Mizutani came up with the idea of developing water-absorbing blocks with unglazed ceramics when he was working as a volunteer in the Tohoku region, which was devastated by the March 2011 Great East Japan Earthquake and tsunami.

The 37-year-old expressed concern about frequent reports of highly radioactive water leaking from storage tanks at the stricken plant.

Since the disaster, Mizutani has visited affected areas more than 10 times and interacted with people who were evacuated from their homes near the nuclear plant.

“I always wanted to help them return to their hometowns,” Mizutani said.

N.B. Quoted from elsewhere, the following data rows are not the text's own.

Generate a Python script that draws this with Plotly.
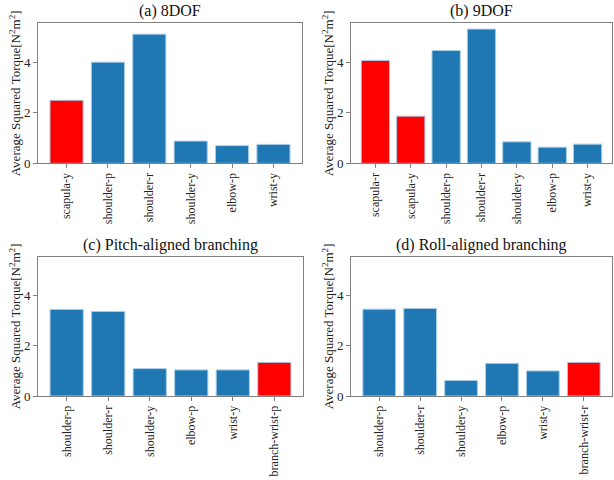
import plotly.graph_objects as go

W, H = 614, 480

titles = ["(a) 8DOF", "(b) 9DOF", "(c) Pitch-aligned branching", "(d) Roll-aligned branching"]

cats_a = ["scapula-y", "shoulder-p", "shoulder-r", "shoulder-y", "elbow-p", "wrist-y"]
vals_a = [2.50, 4.01, 5.12, 0.88, 0.70, 0.75]
red_a = [True, False, False, False, False, False]

cats_b = ["scapula-r", "scapula-y", "shoulder-p", "shoulder-r", "shoulder-y", "elbow-p", "wrist-y"]
vals_b = [4.08, 1.87, 4.47, 5.32, 0.85, 0.64, 0.76]
red_b = [True, True, False, False, False, False, False]

cats_c = ["shoulder-p", "shoulder-r", "shoulder-y", "elbow-p", "wrist-y", "branch-wrist-p"]
vals_c = [3.45, 3.37, 1.09, 1.04, 1.04, 1.34]
red_c = [False, False, False, False, False, True]

cats_d = ["shoulder-p", "shoulder-r", "shoulder-y", "elbow-p", "wrist-y", "branch-wrist-r"]
vals_d = [3.46, 3.49, 0.62, 1.30, 1.00, 1.34]
red_d = [False, False, False, False, False, True]

y_ticks = [0, 2, 4]
y_max = 5.55

BLUE = "#1f77b4"
RED = "#ff0000"
EDGE = "#a9cde6"
SPINE = "#808080"
FONT = "Liberation Serif, Times New Roman, serif"

# panel geometry in pixels (left, right, top, bottom)
boxes = [(38, 302, 23.3, 163.3), (351, 612, 23.3, 163.3),
         (38, 303, 256.7, 396), (351, 612, 256.7, 396)]

panels = [(cats_a, vals_a, red_a), (cats_b, vals_b, red_b),
          (cats_c, vals_c, red_c), (cats_d, vals_d, red_d)]

fig = go.Figure()
layout = dict(template="none", width=W, height=H, margin=dict(l=0, r=0, t=0, b=0, autoexpand=False),
              paper_bgcolor="white", plot_bgcolor="white",
              showlegend=False, bargap=0.2,
              font=dict(family=FONT, size=12, color="#222222"))
annotations = []

ylabel = "Average Squared Torque[N<sup>2</sup>m<sup>2</sup>]"
ylabel_x = [15, 328]

for i, ((cats, vals, reds), box, title) in enumerate(zip(panels, boxes, titles)):
    k = "" if i == 0 else str(i + 1)
    l, r, t, b = box
    n = len(cats)
    colors = [RED if rd else BLUE for rd in reds]
    fig.add_trace(go.Bar(x=list(range(n)), y=vals, xaxis="x" + k, yaxis="y" + k,
                         marker=dict(color=colors, line=dict(color=EDGE, width=1)),
                         width=0.8))
    axcommon = dict(showline=True, mirror=True, linecolor=SPINE, linewidth=1,
                    ticks="outside", ticklen=4, tickcolor=SPINE, showgrid=False,
                    zeroline=False, automargin=False)
    layout["xaxis" + k] = dict(domain=[l / W, r / W], anchor="y" + k,
                               range=[-0.69, n - 1 + 0.69],
                               tickmode="array", tickvals=list(range(n)), ticktext=cats,
                               tickangle=-90,
                               tickfont=dict(family=FONT, size=12, color="#222222"),
                               **axcommon)
    layout["yaxis" + k] = dict(domain=[1 - b / H, 1 - t / H], anchor="x" + k,
                               range=[0, y_max], tickmode="array", tickvals=y_ticks,
                               ticktext=[str(v) for v in y_ticks],
                               tickfont=dict(family=FONT, size=13, color="#222222"),
                               **axcommon)
    annotations.append(dict(text=title, x=(l + r) / 2 / W, y=1 - t / H + 1 / H,
                            xref="paper", yref="paper", xanchor="center", yanchor="bottom",
                            showarrow=False, font=dict(family=FONT, size=16, color="#111111")))
    annotations.append(dict(text=ylabel, x=ylabel_x[i % 2] / W, y=1 - (t + b) / 2 / H,
                            xref="paper", yref="paper", xanchor="center", yanchor="middle",
                            textangle=-90, showarrow=False,
                            font=dict(family=FONT, size=13, color="#222222")))

layout["annotations"] = annotations
fig.update_layout(**layout)
fig.write_html("out.html", config={"displayModeBar": False},
               post_script="document.body.style.margin='0';document.body.style.overflow='hidden';")
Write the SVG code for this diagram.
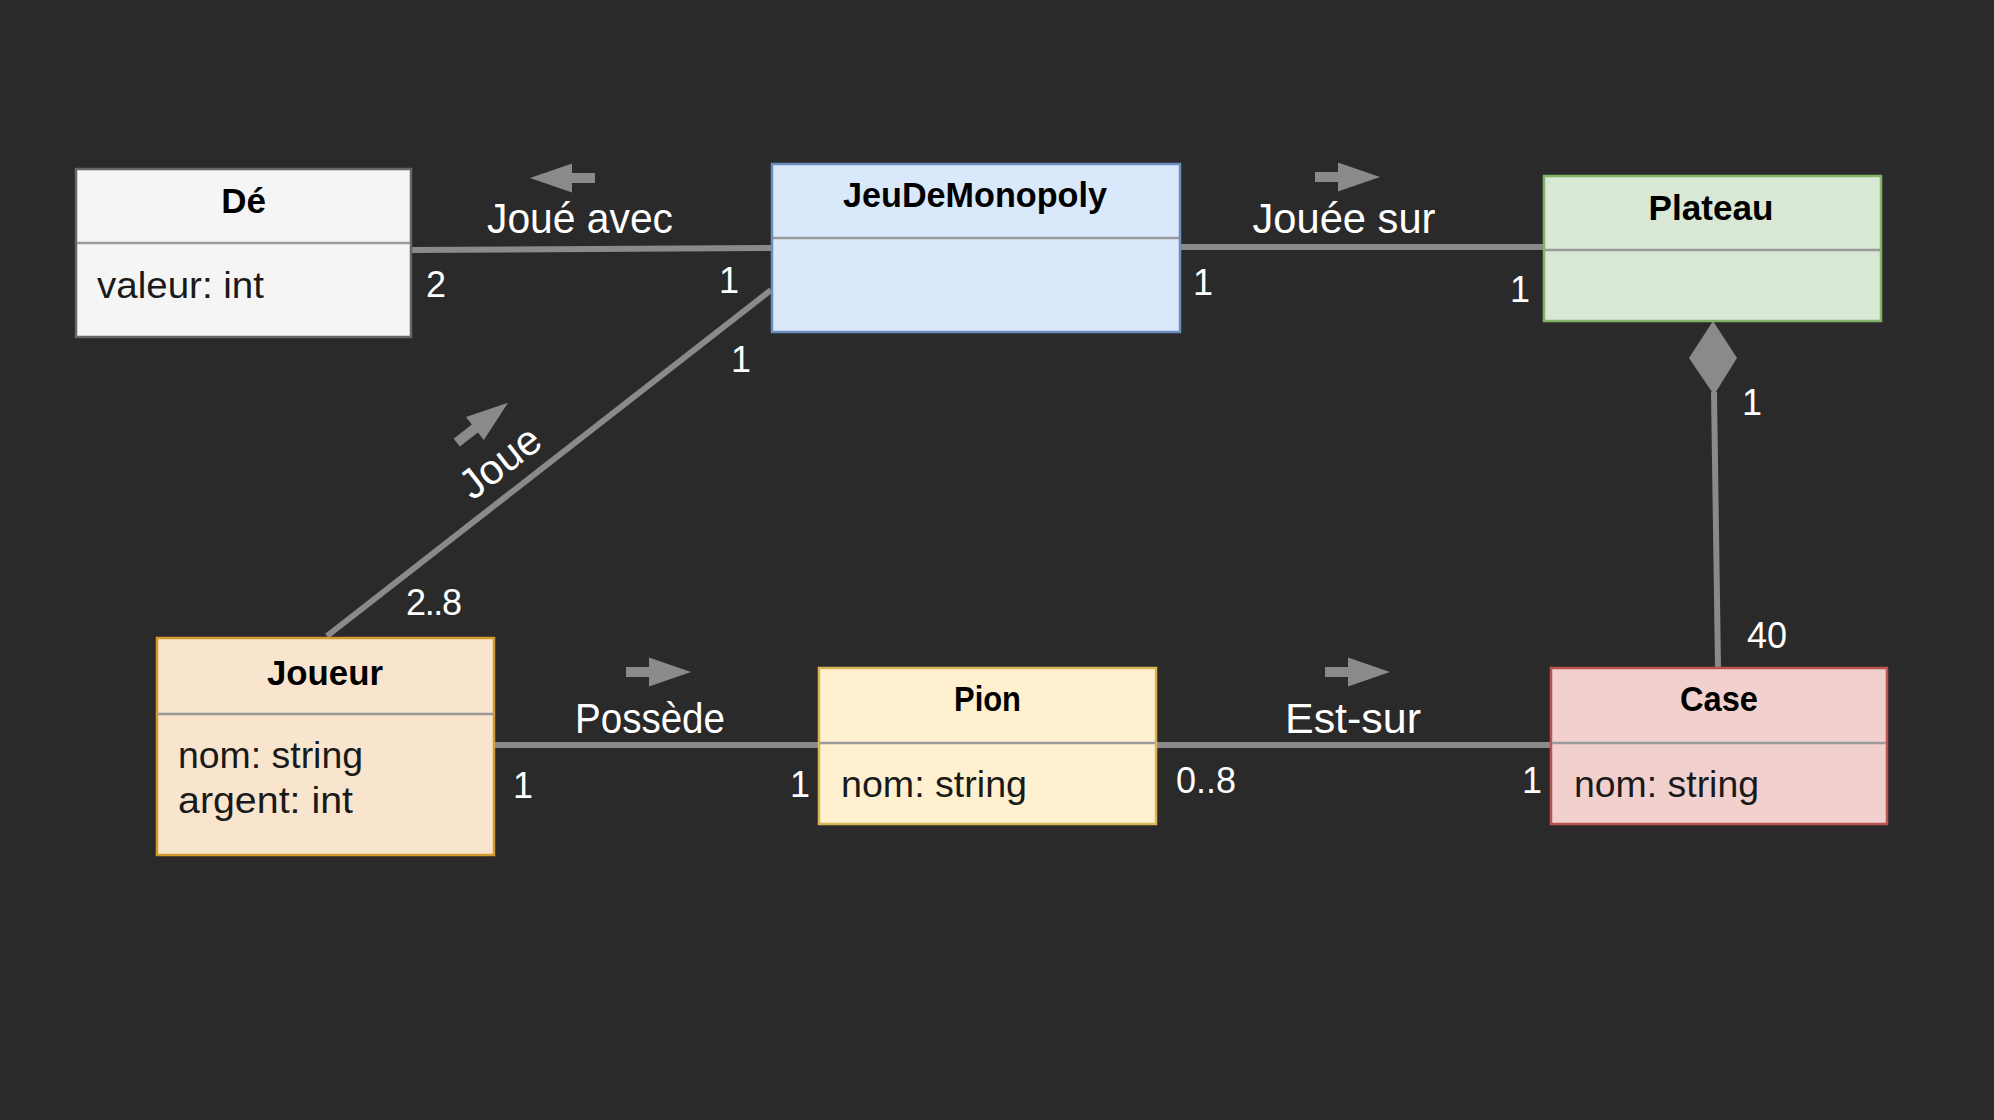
<svg xmlns="http://www.w3.org/2000/svg" xmlns:xlink="http://www.w3.org/1999/xlink" width="1994" height="1120" viewBox="0 0 1994 1120">
<style>
.box{stroke-width:2.5}
.div{stroke:#9a9a9a;stroke-width:2.5}
.title{font-family:"Liberation Sans",Arial,sans-serif;font-weight:bold;font-size:35px;fill:#000;text-anchor:middle}
.field{font-family:"Liberation Sans",Arial,sans-serif;font-size:36px;fill:#1a1a1a}
.label{font-family:"Liberation Sans",Arial,sans-serif;font-size:42px;fill:#fff;text-anchor:middle}
.mult{font-family:"Liberation Sans",Arial,sans-serif;font-size:36px;fill:#fff}
.conn{stroke:#8a8a8a;stroke-width:6;fill:none}
.arr{fill:#8a8a8a}
</style>
<defs>
<path id="dirArrow" d="M-32,-5 H-9 V-14.5 L33,0 L-9,14.5 V5 H-32 Z"/>
</defs>
<rect width="1994" height="1120" fill="#2a2a2a"/>

<g id="connectors">
  <line class="conn" x1="411" y1="250" x2="772" y2="248"/>
  <line class="conn" x1="1180" y1="247" x2="1544" y2="247"/>
  <line class="conn" x1="771" y1="290" x2="327" y2="636"/>
  <line class="conn" x1="1714" y1="392" x2="1718" y2="668"/>
  <path class="arr" d="M1713,321 L1737,358 L1714,395 L1689,358 Z"/>
  <line class="conn" x1="494" y1="745" x2="819" y2="745"/>
  <line class="conn" x1="1156" y1="745" x2="1551" y2="745"/>

  <text class="label" x="580" y="233" textLength="186" lengthAdjust="spacingAndGlyphs">Joué avec</text>
  <use href="#dirArrow" class="arr" transform="translate(563,178) rotate(180)"/>
  <text class="label" x="1344" y="233" textLength="183" lengthAdjust="spacingAndGlyphs">Jouée sur</text>
  <use href="#dirArrow" class="arr" transform="translate(1347,177)"/>
  <g transform="translate(518.5,486) rotate(-37.9)">
    <text class="label" x="0" y="-16">Joue</text>
  </g>
  <use href="#dirArrow" class="arr" transform="translate(482,423) rotate(-37.9)"/>
  <text class="label" x="650" y="733" textLength="150" lengthAdjust="spacingAndGlyphs">Possède</text>
  <use href="#dirArrow" class="arr" transform="translate(658,672)"/>
  <text class="label" x="1353" y="733" textLength="136" lengthAdjust="spacingAndGlyphs">Est-sur</text>
  <use href="#dirArrow" class="arr" transform="translate(1357,672)"/>

  <text class="mult" x="426" y="297">2</text>
  <text class="mult" x="719" y="293">1</text>
  <text class="mult" x="731" y="372">1</text>
  <text class="mult" x="1193" y="295">1</text>
  <text class="mult" x="1510" y="302">1</text>
  <text class="mult" x="1742" y="415">1</text>
  <text class="mult" x="1747" y="648">40</text>
  <text class="mult" x="406" y="615" textLength="56">2..8</text>
  <text class="mult" x="513" y="798">1</text>
  <text class="mult" x="790" y="797">1</text>
  <text class="mult" x="1176" y="793" textLength="60">0..8</text>
  <text class="mult" x="1522" y="793">1</text>
</g>

<g id="node-de">
  <rect class="box" x="76" y="169" width="335" height="168" fill="#f5f5f5" stroke="#666666"/>
  <line class="div" x1="77" y1="243" x2="410" y2="243"/>
  <text class="title" x="243.5" y="213">Dé</text>
  <text class="field" x="97" y="298" textLength="167" lengthAdjust="spacingAndGlyphs">valeur: int</text>
</g>

<g id="node-jeudemonopoly">
  <rect class="box" x="772" y="164" width="408" height="168" fill="#dae8fc" stroke="#6c8ebf"/>
  <line class="div" x1="773" y1="238" x2="1179" y2="238"/>
  <text class="title" x="975" y="207" textLength="264" lengthAdjust="spacingAndGlyphs">JeuDeMonopoly</text>
</g>

<g id="node-plateau">
  <rect class="box" x="1544" y="176" width="337" height="145" fill="#d9e7d5" stroke="#82b366"/>
  <line class="div" x1="1545" y1="250" x2="1880" y2="250"/>
  <text class="title" x="1711" y="220" textLength="125" lengthAdjust="spacingAndGlyphs">Plateau</text>
</g>

<g id="node-joueur">
  <rect class="box" x="157" y="638" width="337" height="217" fill="#f9e5cd" stroke="#d39a2f"/>
  <line class="div" x1="158" y1="714" x2="493" y2="714"/>
  <text class="title" x="325" y="685" textLength="116" lengthAdjust="spacingAndGlyphs">Joueur</text>
  <text class="field" x="178" y="768" textLength="185" lengthAdjust="spacingAndGlyphs">nom: string</text>
  <text class="field" x="178" y="813" textLength="175" lengthAdjust="spacingAndGlyphs">argent: int</text>
</g>

<g id="node-pion">
  <rect class="box" x="819" y="668" width="337" height="156" fill="#fff1d0" stroke="#d6b656"/>
  <line class="div" x1="820" y1="743" x2="1155" y2="743"/>
  <text class="title" x="987.5" y="711" textLength="67" lengthAdjust="spacingAndGlyphs">Pion</text>
  <text class="field" x="841" y="797" textLength="186" lengthAdjust="spacingAndGlyphs">nom: string</text>
</g>

<g id="node-case">
  <rect class="box" x="1551" y="668" width="336" height="156" fill="#f1d0ce" stroke="#b85450"/>
  <line class="div" x1="1552" y1="743" x2="1886" y2="743"/>
  <text class="title" x="1719" y="711" textLength="78" lengthAdjust="spacingAndGlyphs">Case</text>
  <text class="field" x="1574" y="797" textLength="185" lengthAdjust="spacingAndGlyphs">nom: string</text>
</g>
</svg>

He first realized ceramics may be useful for storing radioactive water when he found biscuit ware absorbs glaze more easily. Then, Mizutani began testing the water-absorbing quality of ceramics.

He mixed chaffs of grain with soil mainly comprised of clay. Because rice hulls burn away when the soil is fired, hollows remain where the chaffs existed. Mizutani also kept the firing temperature at around 700 degrees to remove water from the clay and create tiny linear cracks.

According to Mizutani, the hollows and cracks help the ware absorb water. It took Mizutani almost a year to develop the highly absorbent material.

While ordinary unglazed ceramic ware absorbs 40 percent of its weight in water, Mizutani's “spongelike” block absorbed a volume equivalent to its own weight in just two minutes in one experiment, Mizutani said.

He has received patents for the special block as well as his original water-storage system, in which contaminated water is stored after being absorbed by the ceramic blocks laid on a huge pool made of high-density concrete.

He intends to reach out to Tokyo Electric Power Co., the operator of the Fukushima plant, so the product can be used in the decommissioning process at the crippled facility.